How does this deeper power manifest itself? Why is it so much more important than pizzazz and honeymoons? It seems that every week scientists discover new aspects of the way music works within in us - sensors see into the brain in finer and finer detail. Last week I read that the onset of dementia can be slowed, if not halted, with the help of music: in the ailing mind, learning and understanding can be re-activated simply by being exposed to music. Any music therapist or kindergarten teacher could have told you this, but now the neurological processes have been observed. (I would ask: Why did music ever stop being part of a person's life?) Music enables an autistic person to communicate feelings, their inner and ineffable humanity, and so connect and 'belong' with other people - building a spiritual bridge over the lethal void of isolation. Equally so for blind people. But if all that's true, it's true for all of us, not just those of us with specific disabilities, or those of us being rescued from broken communities by El Sistema projects. Label them disabilities, disadvantages, or illnesses - we're all humans on the same continuum.
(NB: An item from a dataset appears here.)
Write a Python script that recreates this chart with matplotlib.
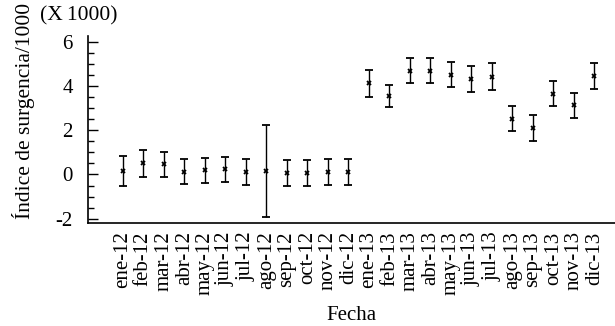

We all originated in communities where music was something that everyone in the group did together - as you can still witness in any 'undeveloped' area of the world. Music was a living 'now' event, not entertainment, and certainly not about subtleties of interpretation. Another aspect of all this: as we became 'civilised' we moved into nice houses - houses that bottle us up, weaken our 'belonging' ligaments, and separate us in ways for which evolution has not prepared us. This isolation breeds fears and anxieties unknown to our musical ancestors. Depression has the second highest morbidity in the developed world, leading to personal and social complications, and mindboggling costs in sick pay and treatment. Music can help. These gestural languages - they might be ineffable, beyond words - but that doesn't mean they're any less universally powerful forces of nature (forces of life and death to Dudamel and El Sistema). Composers and players can't ignore them, let alone change them, just because they don't fit into their intellectual agendas. We can simply tap into them. We can even, "Enjoy the ride!" - as Catherine Bott said, introducing our Rachmaninov second symphony live on Radio 3.